I come home and get stressed about dishes; I start flapping about and can’t function if someone doesn’t text me back or respond to my message on Facebook – please tell me what I’ve done wrong? I view every good thing I do as another opportunity to be disappointed in myself, because I don’t do anything right. The most important thing to me is how I am perceived by others. I am exhausted. The war I am in to love myself is a war I cannot win.
The one day perhaps I’ll wake up, having gone through massive personal growth during my sleep, and just stop caring. I’ll realise that caring that much about everything has sucked me dry; it’s left me numb to the bullshit I have to wade through everyday. I am ready to breathe again, I am ready to feel alive.

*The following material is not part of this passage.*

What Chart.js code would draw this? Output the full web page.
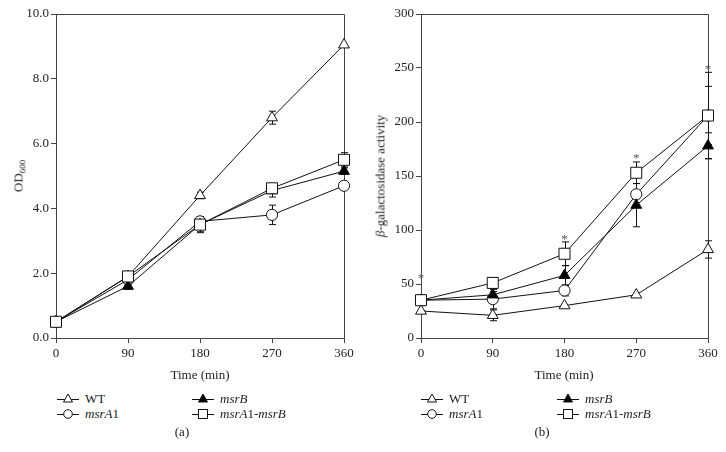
<!DOCTYPE html>
<html>
<head>
<meta charset="utf-8">
<script src="https://cdn.jsdelivr.net/npm/chart.js@4/dist/chart.umd.min.js"></script>
<style>
body { margin: 0; background: #fff; font-family: "Liberation Serif", "Times New Roman", serif; color: #222; }
#wrap { position: relative; width: 726px; height: 452px; overflow: hidden; }
canvas { position: absolute; top: 0; }
.txt { position: absolute; font-size: 13px; white-space: nowrap; line-height: 1; }
.ctr { transform: translate(-50%, -50%); }
.rot { transform: translate(-50%, -50%) rotate(-90deg); }
.leg { position: absolute; height: 14px; display: flex; align-items: center; font-size: 13px; white-space: nowrap; transform: translateY(-50%); }
.leg svg { margin-right: 6px; }
sub { font-size: 9px; vertical-align: -3px; line-height: 0; }
</style>
</head>
<body>
<div id="wrap">
  <canvas id="chartA" width="363" height="370" style="left:0"></canvas>
  <canvas id="chartB" width="363" height="370" style="left:363px"></canvas>

  <div class="txt rot" style="left:18px; top:176px">OD<sub>600</sub></div>
  <div class="txt rot" style="left:380px; top:176px"><i>β</i>-galactosidase activity</div>
  <div class="txt ctr" style="left:200px; top:374px">Time (min)</div>
  <div class="txt ctr" style="left:564px; top:374px">Time (min)</div>
  <div id="legends"></div>
  <div class="txt ctr" style="left:182px; top:431px">(a)</div>
  <div class="txt ctr" style="left:542px; top:431px">(b)</div>
</div>
<script>
// Zeitpunkte (min)
const times = [0, 90, 180, 270, 360];
const seriesNames = ['WT', 'msrA1', 'msrB', 'msrA1-msrB'];

// (a) OD600
const odWT = [0.5, 1.9, 4.4, 6.8, 9.05];
const odA1 = [0.5, 1.8, 3.6, 3.8, 4.7];
const odB = [0.5, 1.6, 3.5, 4.55, 5.15];
const odA1B = [0.5, 1.9, 3.5, 4.62, 5.5];
const odWTErr = [0, 0.1, 0.1, 0.2, 0];
const odA1Err = [0, 0.1, 0.1, 0.3, 0.05];
const odBErr = [0, 0.1, 0.25, 0.2, 0.1];
const odA1BErr = [0, 0.15, 0.22, 0.1, 0.22];

// (b) beta-Galactosidase
const galWT = [25, 21, 30, 40, 82];
const galA1 = [35, 36, 44, 133, 206];
const galB = [35, 40, 58, 123, 178];
const galA1B = [35, 51, 78, 153, 206];
const galWTErr = [0, 5, 0, 0, 8];
const galA1Err = [0, 9, 5, 0, 27];
const galBErr = [0, 3, 9, 20, 12];
const galA1BErr = [0, 5, 11, 10, 40];

// Signifikanz-Sterne (b)
const starTimes = [0, 180, 270, 360];
const starValues = [58, 94, 169, 252];

const odTicks = [0, 2, 4, 6, 8, 10];
const galTicks = [0, 50, 100, 150, 200, 250, 300];

const markerStyles = [
    { pointStyle: 'triangle', radius: 6.3, fill: '#fff' },
    { pointStyle: 'circle', radius: 5.6, fill: '#fff' },
    { pointStyle: 'triangle', radius: 6.3, fill: '#000' },
    { pointStyle: 'rect', radius: 7.8, fill: '#fff' }
];
const drawOrder = [3, 2, 1, 0];
const FRAME = '#444';
const FONT = '"Liberation Serif", "Times New Roman", serif';

const errorBars = {
    id: 'errorBars',
    beforeDatasetsDraw(chart) {
        const { ctx, scales: { x, y }, chartArea: a } = chart;
        ctx.save();
        // Rahmen oben und rechts
        ctx.strokeStyle = FRAME;
        ctx.lineWidth = 1;
        ctx.beginPath();
        ctx.moveTo(a.left, a.top + 0.5);
        ctx.lineTo(a.right + 0.5, a.top + 0.5);
        ctx.lineTo(a.right + 0.5, a.bottom);
        ctx.stroke();
        ctx.strokeStyle = '#111';
        chart.data.datasets.forEach(ds => {
            ds.data.forEach((p, i) => {
                const e = ds.err[i];
                if (!e) return;
                const px = Math.round(x.getPixelForValue(p.x)) + 0.5;
                const top = y.getPixelForValue(p.y + e);
                const bot = y.getPixelForValue(p.y - e);
                ctx.beginPath();
                ctx.moveTo(px, top); ctx.lineTo(px, bot);
                ctx.moveTo(px - 3.5, top); ctx.lineTo(px + 3.5, top);
                ctx.moveTo(px - 3.5, bot); ctx.lineTo(px + 3.5, bot);
                ctx.stroke();
            });
        });
        ctx.restore();
    },
    afterDatasetsDraw(chart, args, opts) {
        if (!opts.stars) return;
        const { ctx, scales: { x, y } } = chart;
        ctx.save();
        ctx.fillStyle = '#555';
        ctx.font = '13px ' + FONT;
        ctx.textAlign = 'center';
        ctx.textBaseline = 'alphabetic';
        opts.stars.x.forEach((t, i) => {
            ctx.fillText('*', x.getPixelForValue(t), y.getPixelForValue(opts.stars.y[i]) + 7);
        });
        ctx.restore();
    }
};

function renderPanel(canvasId, seriesValues, seriesErrors, yTicks, decimals, yWidth, padRight, stars) {
    const ctx = document.getElementById(canvasId).getContext('2d');
    return new Chart(ctx, {
        type: 'line',
        data: {
            datasets: seriesValues.map((vals, k) => ({
                label: seriesNames[k],
                data: times.map((t, i) => ({ x: t, y: vals[i] })),
                err: seriesErrors[k],
                borderColor: '#111',
                borderWidth: 1,
                pointStyle: markerStyles[k].pointStyle,
                pointRadius: markerStyles[k].radius,
                pointBackgroundColor: markerStyles[k].fill,
                pointBorderColor: '#111',
                pointBorderWidth: 1,
                order: drawOrder[k],
                clip: false,
                tension: 0
            }))
        },
        options: {
            responsive: false,
            animation: false,
            devicePixelRatio: 1,
            layout: { padding: { top: 14, right: padRight, left: 0, bottom: 0 } },
            plugins: {
                legend: { display: false },
                tooltip: { enabled: false },
                errorBars: { stars: stars }
            },
            scales: {
                x: {
                    type: 'linear', min: 0, max: 360,
                    afterBuildTicks: s => { s.ticks = times.map(v => ({ value: v })); },
                    afterFit: s => { s.height = 32; },
                    ticks: { color: '#222', font: { family: FONT, size: 13 }, padding: 3, maxRotation: 0 },
                    grid: { display: true, drawOnChartArea: false, drawTicks: true, tickLength: 5, color: FRAME },
                    border: { display: true, color: FRAME, width: 1 }
                },
                y: {
                    type: 'linear', min: yTicks[0], max: yTicks[yTicks.length - 1],
                    afterBuildTicks: s => { s.ticks = yTicks.map(v => ({ value: v })); },
                    afterFit: s => { s.width = yWidth; },
                    ticks: { color: '#222', font: { family: FONT, size: 13 }, padding: 2,
                             callback: v => v.toFixed(decimals) },
                    grid: { display: true, drawOnChartArea: false, drawTicks: true, tickLength: 5, color: FRAME },
                    border: { display: true, color: FRAME, width: 1 }
                }
            }
        },
        plugins: [errorBars]
    });
}

// Legende (HTML)
function legendIcon(k) {
    const m = markerStyles[k];
    let shape;
    if (m.pointStyle === 'triangle') shape = `<polygon points="11,2 15.5,10 6.5,10" fill="${m.fill}" stroke="#111"/>`;
    else if (m.pointStyle === 'circle') shape = `<circle cx="11" cy="7" r="4.3" fill="#fff" stroke="#111"/>`;
    else shape = `<rect x="6.5" y="2.5" width="9" height="9" fill="#fff" stroke="#111"/>`;
    return `<svg width="22" height="14"><line x1="0" y1="7.5" x2="22" y2="7.5" stroke="#111"/>${shape}</svg>`;
}
const legendLabels = ['WT', '<i>msrA</i>1', '<i>msrB</i>', '<i>msrA</i>1-<i>msrB</i>'];
const legendCols = [[57, 192], [421, 557]];
const legendRows = [399, 414];
const legendSlots = [[0, 0], [1, 0], [0, 1], [1, 1]]; // [row, col]

function buildLegends() {
    const box = document.getElementById('legends');
    box.innerHTML = legendCols.map(cols => legendSlots.map(([r, c], k) =>
        `<div class="leg" style="left:${cols[c]}px; top:${legendRows[r]}px">${legendIcon(k)}${legendLabels[k]}</div>`
    ).join('')).join('');
}

document.addEventListener('DOMContentLoaded', () => {
    renderPanel('chartA', [odWT, odA1, odB, odA1B], [odWTErr, odA1Err, odBErr, odA1BErr], odTicks, 1, 56, 19, null);
    renderPanel('chartB', [galWT, galA1, galB, galA1B], [galWTErr, galA1Err, galBErr, galA1BErr], galTicks, 0, 58, 18,
        { x: starTimes, y: starValues });
    buildLegends();
});
</script>
</body>
</html>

I’ll tell that boy I like to fuck off via iMessage and watch as he tries to manipulate me by dangling nudes. I’ll look at him, at every guy that’s hurt me, and laugh as they attempt to flash my self worth in front of my face “Look what we have, look what we have!” You’re all wrong, you have nothing. All you have is the regret that you gave up on a good thing (me.) Even though they don’t realise that now, one day they will. One day they’ll not be able to watch TV without hearing my name.
I’ll continue to leave my apartment looking good, only by my standards and not that of others. I’ll quit my job and find a new one; because I am capable of more than being made to feel bad. I am one person. I can only do so much. I’ll not let anyone get one up on me, because I won’t care anymore. I’ll just silently mock their insecurities and inflated egos. They may make remarks and yesterday this would have horrified me, but today it will make me smile. Everything that made me worry will make me smile.
I’ll walk with better posture. I’ll tell vodka I don’t need it to boost my confidence. I’ll have a good time but I’ll be in control. I won’t feel guilty about it. I’ll ask friends for favours and make them listen to me when I feel low. I’d do the same for them so why should I feel bad about putting them out?
I will make people listen to the music I like because it is good and I don’t care for their opinions. Liking Jojo has never felt so liberating. I’ll never mutter the words ‘I love you’ to anyone unless the deserve it. Because it is a privilege to be loved by me. My emotionally slutty days are over.
All the times I’ve paid for lunch or coffee and they just expect it, that will stop. I’ll not loan or give clothes to people anymore because I earned those clothes by working hard for them.
No one is getting away with anything anymore.
Of course this is never quite how it happens. This change won’t necessarily happen overnight. I won’t go to sleep worrying and then wake up not giving a shit. I will find ways to care less but still be who I am. I will surround myself with people who love me and weed out the parasites.
Caring about things that ultimately don’t matter feels like eating when you’re not hungry but you do it because it’s a free buffet. It will weigh you down. Eventually caring so much will cause my body to start rejecting it and I’ll throw it back up, feeling so free and relieved afterwards.
Yes, I just compared finding my self-esteem to bulimia. I don’t care. Get it?